Contemporary corporate governance principles encourage a natural refreshment cycle where a governance or nominating committee assigned by the board develops a specific designated plan for nominations. Board refreshment by design takes the personal nature out of relieving board directors of their terms and sets a natural refreshment cycle into play.
The preferred process is for governance committees to set a schedule of activities that leads to a board composition that follows corporate governance principles and meets the needs of the corporation. Governance committees typically begin by reviewing the current board’s composition, succession plans and rotation schedules. The next step is to map out the skill sets that the company needs according to the long-term plan, and then try to identify any gaps. Next, the committee needs to determine if they need to make any changes in the rotation schedule and recommend changes to the bylaws accordingly.
Robust board director self-evaluations and peer review evaluations play a significant role in evaluating the freshness of the board. Peer reviews often lead current board members to the realization that their skills are outdated, and they are more willing to move on voluntarily. Standardized nomination processes help to set up the expectation that board members are required to maintain competitive skill sets during their tenure on the board.

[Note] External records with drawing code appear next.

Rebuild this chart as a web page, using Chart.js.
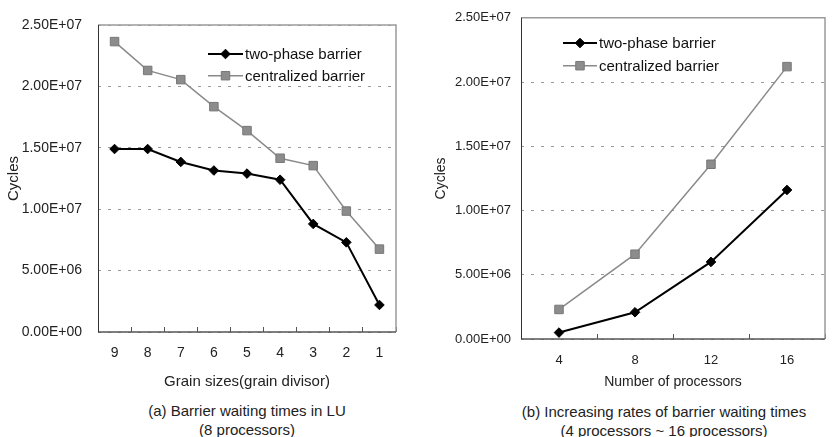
<!DOCTYPE html>
<html>
<head>
<meta charset="utf-8">
<script src="https://cdn.jsdelivr.net/npm/chart.js"></script>
<style>
  body { margin: 0; background: #fff; width: 832px; height: 437px; overflow: hidden; position: relative; font-family: 'Liberation Sans', Arial, sans-serif; }
  .box { position: absolute; top: 0; }
  .cap { position: absolute; transform: translateX(-50%); text-align: center; white-space: nowrap; font-size: 15px; line-height: 19px; color: #222; }
</style>
</head>
<body>
<div class="box" style="left:0;"><canvas id="chartA" width="415" height="395"></canvas></div>
<div class="box" style="left:420px;"><canvas id="chartB" width="412" height="395"></canvas></div>
<div class="cap" style="left:247px; top:401px;">(a) Barrier waiting times in LU<br>(8 processors)</div>
<div class="cap" style="left:664px; top:402px;">(b) Increasing rates of barrier waiting times<br>(4 processors ~ 16 processors)</div>
<script>
// valores
const grainLabels = ['9', '8', '7', '6', '5', '4', '3', '2', '1'];
const twoPhaseLU = [1.49e7, 1.49e7, 1.385e7, 1.315e7, 1.29e7, 1.24e7, 8.8e6, 7.3e6, 2.2e6];
const centralLU = [2.365e7, 2.13e7, 2.055e7, 1.835e7, 1.64e7, 1.415e7, 1.355e7, 9.85e6, 6.75e6];

const procLabels = ['4', '8', '12', '16'];
const twoPhaseProc = [5e5, 2.08e6, 6.0e6, 1.16e7];
const centralProc = [2.3e6, 6.6e6, 1.36e7, 2.12e7];

const yMax = 2.5e7;
const yStep = 5e6;

// 2.50E+07 style
function sci(v) {
    const [m, e] = Number(v).toExponential(2).split('e');
    const n = Math.abs(parseInt(e, 10));
    return m.toUpperCase() + 'E' + (parseInt(e, 10) < 0 ? '-' : '+') + String(n).padStart(2, '0');
}

const FONT = "'Liberation Sans', Arial, sans-serif";

// borda da área do gráfico
const frame = {
    id: 'frame',
    afterDraw(chart) {
        const { ctx, chartArea: a } = chart;
        ctx.save();
        ctx.lineWidth = 1.5;
        ctx.strokeStyle = '#9a9a9a';
        ctx.beginPath();
        ctx.moveTo(a.left, a.top); ctx.lineTo(a.right, a.top); ctx.lineTo(a.right, a.bottom);
        ctx.stroke();
        ctx.strokeStyle = '#555';
        ctx.beginPath();
        ctx.moveTo(a.left, a.bottom); ctx.lineTo(a.right, a.bottom);
        ctx.stroke();
        ctx.lineWidth = 1;
        ctx.strokeStyle = '#333';
        ctx.beginPath();
        ctx.moveTo(a.left + 0.5, a.top); ctx.lineTo(a.left + 0.5, a.bottom);
        ctx.stroke();
        ctx.restore();
    }
};

// legenda com linha + marcador
const lineLegend = {
    id: 'lineLegend',
    afterDraw(chart, args, opts) {
        const ctx = chart.ctx;
        ctx.save();
        ctx.font = opts.size + 'px ' + FONT;
        ctx.textBaseline = 'middle';
        chart.data.datasets.forEach((ds, i) => {
            const y = opts.y + i * opts.gap;
            const cx = opts.x + opts.len / 2;
            ctx.strokeStyle = ds.borderColor;
            ctx.lineWidth = ds.borderWidth;
            ctx.beginPath();
            ctx.moveTo(opts.x, y); ctx.lineTo(opts.x + opts.len, y);
            ctx.stroke();
            ctx.fillStyle = ds.pointBackgroundColor;
            ctx.strokeStyle = ds.pointBorderColor;
            ctx.lineWidth = 1;
            ctx.beginPath();
            const r = ds.pointRadius;
            if (ds.pointStyle === 'rectRot') {
                ctx.moveTo(cx - r, y); ctx.lineTo(cx, y - r); ctx.lineTo(cx + r, y); ctx.lineTo(cx, y + r);
                ctx.closePath();
            } else {
                const s = Math.SQRT1_2 * r;
                ctx.rect(cx - s, y - s, 2 * s, 2 * s);
            }
            ctx.fill(); ctx.stroke();
            ctx.fillStyle = '#111';
            ctx.fillText(ds.label, opts.x + opts.len + 2, y + 1);
        });
        ctx.restore();
    }
};

function makeDatasets(twoPhase, central) {
    return [{
        label: 'two-phase barrier',
        data: twoPhase,
        borderColor: '#000',
        borderWidth: 2,
        pointStyle: 'rectRot',
        pointRadius: 4.8,
        pointBackgroundColor: '#000',
        pointBorderColor: '#000',
        pointBorderWidth: 1,
        tension: 0
    }, {
        label: 'centralized barrier',
        data: central,
        borderColor: '#8a8a8a',
        borderWidth: 1.5,
        pointStyle: 'rect',
        pointRadius: 6,
        pointBackgroundColor: '#8c8c8c',
        pointBorderColor: '#777',
        pointBorderWidth: 1,
        tension: 0
    }];
}

function makeOptions(cfg) {
    return {
        responsive: false,
        animation: false,
        layout: { padding: { top: cfg.top, right: cfg.right, left: 0, bottom: 0 } },
        plugins: {
            legend: { display: false },
            tooltip: { enabled: false },
            lineLegend: cfg.legend
        },
        scales: {
            x: {
                offset: true,
                afterFit: (s) => { s.height = cfg.xHeight; },
                grid: {
                    offset: true,
                    drawOnChartArea: false,
                    drawTicks: true,
                    tickLength: -5,
                    color: '#555',
                    lineWidth: 1
                },
                border: { display: false },
                ticks: {
                    color: '#222',
                    padding: cfg.xPad,
                    font: { family: FONT, size: cfg.tickSize }
                },
                title: {
                    display: true,
                    text: cfg.xTitle,
                    color: '#222',
                    padding: { top: 0, bottom: cfg.xTitlePad },
                    font: { family: FONT, size: cfg.titleSize }
                }
            },
            y: {
                min: 0,
                max: yMax,
                afterFit: (s) => { s.width = cfg.yWidth; },
                grid: {
                    drawTicks: false,
                    color: '#9a9a9a',
                    lineWidth: 1
                },
                border: { display: false, dash: [3, 7] },
                ticks: {
                    stepSize: yStep,
                    color: '#222',
                    padding: cfg.yPad,
                    font: { family: FONT, size: cfg.tickSize },
                    callback: (v) => sci(v)
                },
                title: {
                    display: true,
                    text: 'Cycles',
                    color: '#222',
                    padding: { top: cfg.yTitlePad, bottom: 0 },
                    font: { family: FONT, size: cfg.titleSize }
                }
            }
        }
    };
}

new Chart(document.getElementById('chartA').getContext('2d'), {
    type: 'line',
    data: { labels: grainLabels, datasets: makeDatasets(twoPhaseLU, centralLU) },
    options: makeOptions({
        top: 25, right: 19, yWidth: 98, xHeight: 63,
        xPad: 18, yPad: 16, xTitlePad: 4, yTitlePad: 5,
        tickSize: 14, titleSize: 15,
        xTitle: 'Grain sizes(grain divisor)',
        legend: { x: 208, y: 54, gap: 21.7, len: 35, size: 15 }
    }),
    plugins: [frame, lineLegend]
});

new Chart(document.getElementById('chartB').getContext('2d'), {
    type: 'line',
    data: { labels: procLabels, datasets: makeDatasets(twoPhaseProc, centralProc) },
    options: makeOptions({
        top: 14, right: 1, yWidth: 101, xHeight: 56,
        xPad: 19, yPad: 10, xTitlePad: 4, yTitlePad: 13,
        tickSize: 13, titleSize: 14,
        xTitle: 'Number of processors',
        legend: { x: 143, y: 43, gap: 22.7, len: 34, size: 15 }
    }),
    plugins: [frame, lineLegend]
});
</script>
</body>
</html>
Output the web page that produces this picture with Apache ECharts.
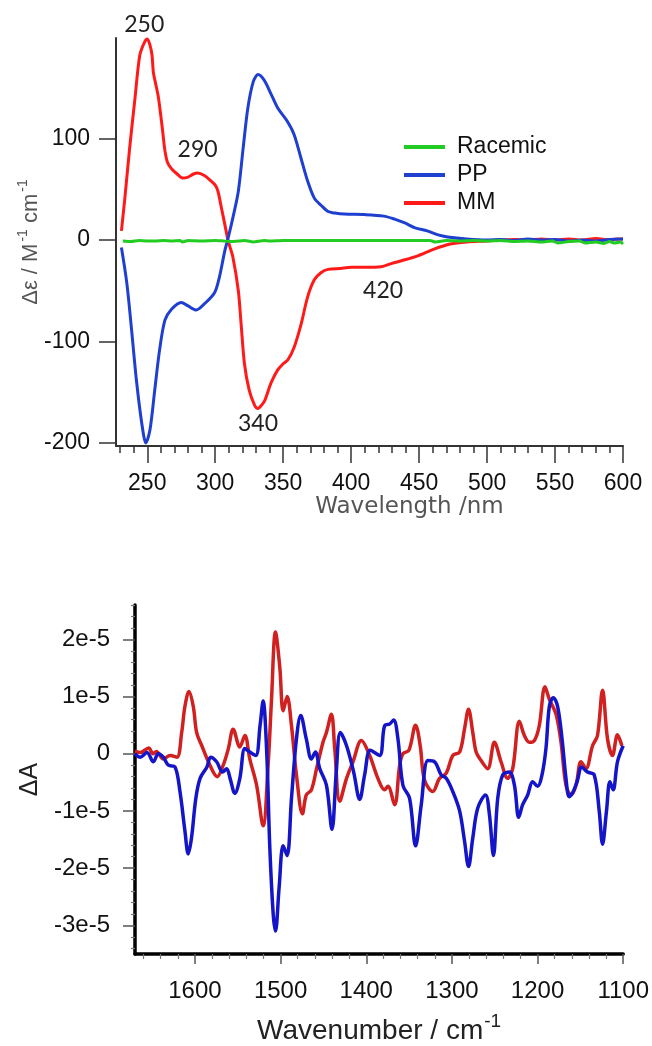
<!DOCTYPE html>
<html><head><meta charset="utf-8">
<script src="https://cdn.jsdelivr.net/npm/echarts@6/dist/echarts.min.js"></script>
<style>html,body{margin:0;padding:0;background:#fff}#c{width:652px;height:1046px}</style>
</head><body><div id="c"></div>
<script>
// ---------- Top panel: ECD spectra (Δε vs wavelength, nm) ----------
const mmWavelength = [231,233.5,237,241,244.5,248,250,252,253.5,254.5,256,258,260,261.5,263,265,268,272,276,280,284,287,292,297,300,302,304.5,308,309.5,313,317,319,321.5,325,329,331.5,334,336.5,341,346,350,353.5,358,363,368,373,378,383,392,400,410,422,430,437,449,461,473,485,500,510,520,530,540,550,560,570,580,590,595,600];
const mmDelta      = [9,41,90,140,182,195,198,192,182,165,155,142,122,105,88,76,70,65,61,62,65,66,63.5,58,54,48,32,9,-1,-17,-50,-82,-122,-148,-163,-166,-163,-158,-141,-128,-122,-118,-106,-84,-56,-39,-32,-29,-28,-27,-27,-26.5,-23,-20.5,-15.7,-9,-4,-2,-1,0,0.5,0,1,0,1,0,1.5,0,1,1];

const ppWavelength = [231,235,238.5,242,246,249,252,255.5,259,263,268,275,280,286,292,299.5,303,307,309.5,313,317,320.5,324,328,331.5,336,341,346,353,358,363,368,373,378,383,388,395,410,424,432,439,447,456,464,471,485,500,510,520,530,540,550,560,570,580,590,600];
const ppDelta      = [-7.5,-43,-89,-138,-181,-200,-187,-148,-109,-79,-68,-61.5,-65,-69,-63,-52,-37,-11,2,22,48,90,130,156,163,157.5,144,130,117,104,81,58,41,34,28,26.5,25.5,25,23.5,20.5,17,12,9,5,3,1,0,0.5,-0.5,1,0,0.5,-1,0,-1,0.5,1];

const racWavelength = [232,238,244,250,256,262,268,274,276,280,290,300,306,312,318,322,328,336,340,350,360,380,400,420,440,458,462,470,480,490,500,510,520,530,540,548,552,560,568,572,580,586,590,594,598,600];
const racDelta      = [-1,-1.5,-0.5,-1,-1,-0.5,-1,-0.5,-2,-0.5,-1,-0.5,-1,-1.5,-1,-0.5,-2,-0.5,-1,-0.5,-0.5,-0.5,-0.5,-0.5,-0.5,-0.5,-2,-0.5,-1,-0.5,-1,-0.5,-1.5,-1,-2,-1,-3,-1.5,-1,-3,-2,-3.5,-1.5,-3,-2,-4];

const topXMajorTicks = [250,300,350,400,450,500,550,600];
const topXMinorTicks = [230,240,260,270,280,290,310,320,330,340,360,370,380,390,410,420,430,440,460,470,480,490,510,520,530,540,560,570,580,590];
const topYTicks = [-200,-100,0,100];
const peakLabels = [
  {text:'250', wl:250,   val:198,   dx:-3, dy:-14},
  {text:'290', wl:287,   val:66,    dx:0,  dy:-23},
  {text:'340', wl:331.5, val:-166,  dx:0,  dy:15},
  {text:'420', wl:422,   val:-26.5, dx:2,  dy:24}
];

// ---------- Bottom panel: VCD spectra (ΔA, in units of 1e-5, vs wavenumber) ----------
const redWavenumber = [1670,1664,1654,1649,1645,1637,1629,1621,1615.5,1611.7,1607,1602,1598,1592,1582.5,1574,1567,1561,1555.4,1547.6,1541.7,1536,1528,1520.4,1514.6,1510.6,1506,1501,1497,1492.4,1487.3,1481.5,1474.5,1470,1464,1458,1450.5,1446.5,1440.7,1436.8,1431,1423,1415.5,1405.7,1396,1386.4,1378.6,1374.7,1366.9,1361,1357.2,1350.2,1342.4,1337,1332,1322.3,1314.5,1306.6,1299,1291,1285.3,1280.6,1275.6,1271.7,1265.9,1258.2,1250.4,1242.6,1234.9,1229,1221.2,1215.4,1209.6,1203.7,1198,1191.3,1186.2,1178.4,1172.6,1166.8,1161,1155.1,1149.3,1143.5,1135.8,1130,1124.1,1118.3,1112.5,1106.7,1101.5];
const redDeltaA    = [0.05,0.02,0.1,0,0.04,-0.09,-0.03,-0.06,0.37,0.83,1.09,0.83,0.37,0.14,-0.2,-0.4,-0.2,0.09,0.43,0.12,0.32,-0.09,-0.55,-1.26,-0.2,0.95,2.13,1.52,0.75,1.0,0.49,-0.37,-1.05,-0.72,-0.63,-0.26,0.2,0.37,0.69,0.09,-0.83,-0.43,-0.14,0.23,-0.03,-0.43,-0.63,-0.57,-0.89,-0.2,0,0.06,0.5,0.14,-0.46,-0.66,-0.43,-0.34,-0.03,0.03,0.43,0.78,0.37,0.03,-0.12,-0.26,0.2,-0.14,-0.43,-0.26,0.57,0.32,0.2,0.23,0.49,1.17,0.95,0.69,0.2,-0.55,-0.72,-0.55,-0.14,-0.26,0.14,0.32,1.11,0.26,-0.03,0.33,0.14];

const blueWavenumber = [1670,1664,1656,1648.6,1642.8,1637,1631,1623.3,1617.5,1611.7,1607.8,1604,1599,1594,1586,1581.7,1574.7,1567.7,1563,1559,1553.4,1547.6,1541.7,1536,1529,1524,1520.4,1516.4,1512.6,1508.7,1506,1501.7,1497,1492.4,1487.3,1481.5,1476.5,1470,1464,1459.4,1454.3,1446.5,1440,1435,1430.2,1423,1414.7,1407.7,1401.9,1395.2,1384.4,1378.6,1372.7,1368,1363,1357.2,1349.4,1342.4,1335.8,1328,1320.3,1312.5,1306.6,1299,1291,1285.3,1280.6,1275.6,1269.8,1260.8,1256.2,1251.5,1246.5,1240.7,1232.9,1227,1222,1217.4,1211.5,1205.7,1199.9,1194.8,1190.2,1186.2,1181.6,1176.6,1171.4,1166.8,1163,1158.3,1153.3,1148.6,1141.6,1133.8,1128,1124.1,1119.5,1115.5,1111.7,1106.7,1100];
const blueDeltaA    = [0,-0.06,0.02,-0.14,0,-0.06,-0.2,-0.23,-0.66,-1.35,-1.75,-1.47,-0.78,-0.43,-0.23,-0.06,-0.14,-0.32,-0.26,-0.43,-0.69,-0.43,0.09,0.03,-0.03,0.49,0.92,0.09,-1.64,-2.79,-3.1,-2.33,-1.61,-1.78,-0.78,0.26,0.67,0.26,-0.09,0.03,-0.26,-0.55,-1.32,-0.32,0.37,0.14,-0.32,-0.8,-0.37,0.06,-0.03,0.49,0.52,0.59,0.26,-0.55,-0.78,-1.61,-0.89,-0.12,-0.14,-0.37,-0.43,-0.66,-1.0,-1.52,-1.97,-1.47,-0.95,-0.72,-1.06,-1.78,-0.78,-0.37,-0.32,-0.55,-1.11,-0.89,-0.72,-0.49,-0.57,-0.37,0.09,0.83,0.98,0.83,0.26,-0.43,-0.75,-0.66,-0.46,-0.23,-0.32,-0.37,-1.0,-1.58,-1.0,-0.49,-0.63,-0.14,0.14];

const botXMajorTicks = [1100,1200,1300,1400,1500,1600];
const botXMinorTicks = [1120,1140,1160,1180,1220,1240,1260,1280,1320,1340,1360,1380,1420,1440,1460,1480,1520,1540,1560,1580,1620,1640,1660];
const botYMajorTicks = [-3,-2,-1,0,1,2];
const botYMinorTicks = [-3.4,-3.2,-2.8,-2.6,-2.4,-2.2,-1.8,-1.6,-1.4,-1.2,-0.8,-0.6,-0.4,-0.2,0.2,0.4,0.6,0.8,1.2,1.4,1.6,1.8,2.2,2.4,2.6];

const zip = (xs, ys) => xs.map((x, i) => [x, ys[i]]);
const FONT = 'Liberation Sans';

const chart = echarts.init(document.getElementById('c'), null, {renderer: 'canvas'});

const topAxisLine = {onZero: false, lineStyle: {color: '#333', width: 2}};
const botAxisLine = {onZero: false, lineStyle: {color: '#000', width: 3.5}};
const hiddenLine = {show: false, onZero: false};

const option = {
  backgroundColor: '#fff',
  animation: false,
  grid: [
    {left: 116, right: 29, top: 38, height: 408},
    {left: 135, right: 28, top: 605, height: 352}
  ],
  legend: {
    data: ['Racemic', 'PP', 'MM'],
    orient: 'vertical',
    left: 399, top: 130,
    icon: 'rect', itemWidth: 41, itemHeight: 4, itemGap: 4,
    textStyle: {fontFamily: FONT, fontSize: 23, color: '#111', lineHeight: 24, padding: [0, 0, 0, 7]}
  },
  xAxis: [
    {gridIndex: 0, type: 'value', min: 227, max: 600, position: 'bottom',
     axisLine: topAxisLine,
     axisTick: {show: true, length: 17, lineStyle: {color: '#333', width: 1.5}, customValues: topXMajorTicks},
     axisLabel: {customValues: topXMajorTicks, fontFamily: FONT, fontSize: 23, color: '#111', margin: 26,
                 formatter: v => String(v)},
     splitLine: {show: false},
     name: 'Wavelength /nm', nameLocation: 'middle', nameGap: 46,
     nameTextStyle: {fontFamily: 'DejaVu Sans', fontSize: 23, color: '#555', padding: [0, 0, 0, 80]}},
    {gridIndex: 0, type: 'value', min: 227, max: 600, position: 'bottom',
     axisLine: hiddenLine,
     axisTick: {show: true, length: 7, lineStyle: {color: '#333', width: 1.5}, customValues: topXMinorTicks},
     axisLabel: {show: false}, splitLine: {show: false}},
    {gridIndex: 1, type: 'value', min: 1100, max: 1670, inverse: true, position: 'bottom',
     axisLine: botAxisLine,
     axisTick: {show: true, length: 10, lineStyle: {color: '#555', width: 1.5}, customValues: botXMajorTicks},
     axisLabel: {customValues: botXMajorTicks, fontFamily: FONT, fontSize: 24, color: '#111', margin: 25,
                 formatter: v => String(v)},
     splitLine: {show: false},
     name: '{a|Wavenumber / cm}{s|-1}', nameLocation: 'middle', nameGap: 58,
     nameTextStyle: {rich: {
       a: {fontFamily: FONT, fontSize: 28, color: '#222'},
       s: {fontFamily: FONT, fontSize: 19, color: '#222', padding: [0, 0, 19, 1]}
     }}},
    {gridIndex: 1, type: 'value', min: 1100, max: 1670, inverse: true, position: 'bottom',
     axisLine: hiddenLine,
     axisTick: {show: true, length: 5, lineStyle: {color: '#777', width: 1.2}, customValues: botXMinorTicks},
     axisLabel: {show: false}, splitLine: {show: false}}
  ],
  yAxis: [
    {gridIndex: 0, type: 'value', min: -203, max: 199, position: 'left',
     axisLine: {show: true, ...topAxisLine},
     axisTick: {show: true, length: 17, lineStyle: {color: '#333', width: 1.5}, customValues: topYTicks},
     axisLabel: {customValues: topYTicks, fontFamily: FONT, fontSize: 23, color: '#111', margin: 26},
     splitLine: {show: false},
     name: '{a|Δε / M}{s|-1}{a| cm}{s|-1}', nameLocation: 'middle', nameGap: 71, nameMoveOverlap: false,
     nameTextStyle: {rich: {
       a: {fontFamily: FONT, fontSize: 22, color: '#555'},
       s: {fontFamily: FONT, fontSize: 14, color: '#555', padding: [0, 0, 15, 2]}
     }}},
    {gridIndex: 1, type: 'value', min: -3.5, max: 2.6, position: 'left',
     axisLine: {show: true, ...botAxisLine},
     axisTick: {show: true, length: 12, lineStyle: {color: '#555', width: 1.5}, customValues: botYMajorTicks},
     axisLabel: {customValues: botYMajorTicks, fontFamily: FONT, fontSize: 24, color: '#111', margin: 25,
                 formatter: v => v === 0 ? '0' : v + 'e-5'},
     splitLine: {show: false},
     name: 'ΔA', nameLocation: 'middle', nameGap: 92,
     nameTextStyle: {fontFamily: FONT, fontSize: 25, color: '#222'}},
    {gridIndex: 1, type: 'value', min: -3.5, max: 2.6, position: 'left',
     axisLine: hiddenLine,
     axisTick: {show: true, length: 4, lineStyle: {color: '#777', width: 1.2}, customValues: botYMinorTicks},
     axisLabel: {show: false}, splitLine: {show: false}}
  ],
  series: [
    {name: 'MM', type: 'line', xAxisIndex: 0, yAxisIndex: 0, data: zip(mmWavelength, mmDelta),
     showSymbol: false, smooth: 0.3, lineStyle: {color: '#ff1a1a', width: 3}, itemStyle: {color: '#ff1a1a'},
     markPoint: {
       symbol: 'circle', symbolSize: 0, silent: true,
       label: {show: true, fontFamily: 'Lato', fontSize: 23, color: '#222', formatter: p => p.name},
       data: peakLabels.map(p => ({name: p.text, coord: [p.wl, p.val], label: {offset: [p.dx, p.dy]}}))
     }},
    {name: 'PP', type: 'line', xAxisIndex: 0, yAxisIndex: 0, data: zip(ppWavelength, ppDelta),
     showSymbol: false, smooth: 0.3, lineStyle: {color: '#1f3fd0', width: 3}, itemStyle: {color: '#1f3fd0'}},
    {name: 'Racemic', type: 'line', xAxisIndex: 0, yAxisIndex: 0, data: zip(racWavelength, racDelta),
     showSymbol: false, smooth: 0.2, lineStyle: {color: '#22cc22', width: 3}, itemStyle: {color: '#22cc22'}},
    {name: 'MM (VCD)', type: 'line', xAxisIndex: 2, yAxisIndex: 1, data: zip(redWavenumber, redDeltaA),
     showSymbol: false, smooth: 0.35, lineStyle: {color: '#d02020', width: 3.5}, itemStyle: {color: '#d02020'}},
    {name: 'PP (VCD)', type: 'line', xAxisIndex: 2, yAxisIndex: 1, data: zip(blueWavenumber, blueDeltaA),
     showSymbol: false, smooth: 0.35, lineStyle: {color: '#1414c8', width: 3.5}, itemStyle: {color: '#1414c8'}}
  ]
};
chart.setOption(option);
</script>
</body></html>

It’s acceptable to use recruitment firms to help fill the gaps in board talent. However, boards make a mighty mistake in allowing recruitment firms to drive the nomination process on their own.
In light of keeping boards refreshed and following good corporate governance, many boards are also creating policies about “overboarding.” It’s common practice for board directors to serve on multiple boards. Directors who serve on too many boards often lack the proper time or attention for any of them. Many boards are finding that they get the most from their board directors when they have a limit of serving on a maximum of five to 10 boards.
Boards that take their investors’ input into account may divert some amount of shareholder activism or unrest. Part of the process of refreshing the board may include identifying gaps between company governance and investor expectations. Taking this step gives the board the ability to develop a plan to close those gaps over time. This strategy works best when the board communicates their plans to the investors upfront.
Diversity: Looking Beyond Gender and Independence
There’s no question that the issue of diversity has become a hot topic in the corporate world. The subject of diversity typically takes the form of discussions about seeking directors who are independent, women, or both. This pressure is generating more women directors than ever before. While gender and independence are important factors in board composition, there are several other types of diversity to enhance board refreshment, including:
- Diversity of thought and action
- Ethnic diversity
- Generational diversity
- International diversity
- Technical diversity
Boards that take the time to develop a standardized nomination process will reap the rewards of a well-constructed board. A strategic process for board refreshment develops boards that are diverse, independent, dynamic and engaged.
What does that look like in practice? It’s a board that has the proper industry expertise and can ask the tough questions to get the answers they need to perform their duties of strategic planning and oversight. Well-composed and well-qualified boards have the necessary skills to challenge management, and also to challenge the hard issues from all different perspectives.